終活という言葉はすっかり定着して久しいですが、実はまだまだ行き届いていないんだなと考えさせられる相談がありました。
「私は独り身で親戚もいない。俺が死ぬときはどうなるのか不安で仕方がない。誰が火葬してくれて骨は誰が拾ってくれるのか。お金もないし。もうこの悩みが数十年以上続いていて精神的につらい毎日で…」
この言葉を聞いて一人で悩み続けてきた辛さを思うと何とも心が痛くなりました。近所の葬儀社にも数年前に一度、相談に出向いたとのことですが「区に相談してください」で終わったそうです。
この十数年もの間、何が心配で何を解決して欲しくての心の声に耳をを傾けてくれる瞬間はなかったのだろうかと考えてしましました。
身の回りのことも自分で動けているうちはいいが、いつ何時どうなるかわかりません。
この方は高齢のおじいちゃんですが自分の終活をしっかり考えていました。ただ、情報と知識が全くありません。お墓のこともそうです。自宅の整理のこともそうです。体もなかなか自由がきかなくなり、ましてやこのコロナ禍。必要最低限以外は外へも出歩かなくなったそうです。

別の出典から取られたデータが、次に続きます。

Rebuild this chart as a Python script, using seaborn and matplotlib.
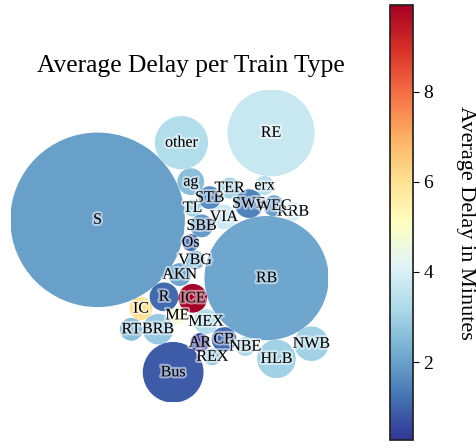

「どこの誰に相談したらいいのかが全く分からない。話を聞いてくれる人はいないのでは」と思っていた中、たまたま弊社のチラシを見ていただけ勇気を出して電話をしたそうです。
期待もしていなかったでしょう。お会いした瞬間は明らかに不信感いっぱいでした。
滞在時間は2時間ほどだったでしょうか。たくさんのお話をしました。悩みも解決いただけました。
話の途中でおじいちゃんの目には涙です。
「泣かなくても!」と私が言うと
「この数十年間の悩みは何だったんだろう。今日、ようやく晴れたよ。本当にありがとう」
さらに続けて
「同じように悩んでいる人はどうしているんだろう。きっとたくさんいるはずだよね。こんな相談ができる場所や人がいるのに、どこにあるのか、どこに行けばいいのかすらわからない。俺みたいな人に教えてやってくれ」と懇願されました。
私が帰る時のおじいちゃんの表情は最初に会った数時間前とは別人のように笑顔です。人の表情って安心しただけでこんなにも変わるものなのかと思うくらいです。
世間では終活があたりまえになってきてはいます。その情報は誰もが知れるものだと思っていました。しかし、おじいちゃんのように不安いっぱいの毎日を過ごしている方がたくさんおられるはずです。見えている場所だけに周知ではまだまだ行き届いていないということです。
この超高齢化社会に本当に必要な寄り添う場所と人と時間は必務に思えます。
おじいちゃんのあの明るい表情は決して忘れません。今、私にできることを改めて考えて邁進していきます。絶対に関係各方面との連携と各分野の知見は必要である。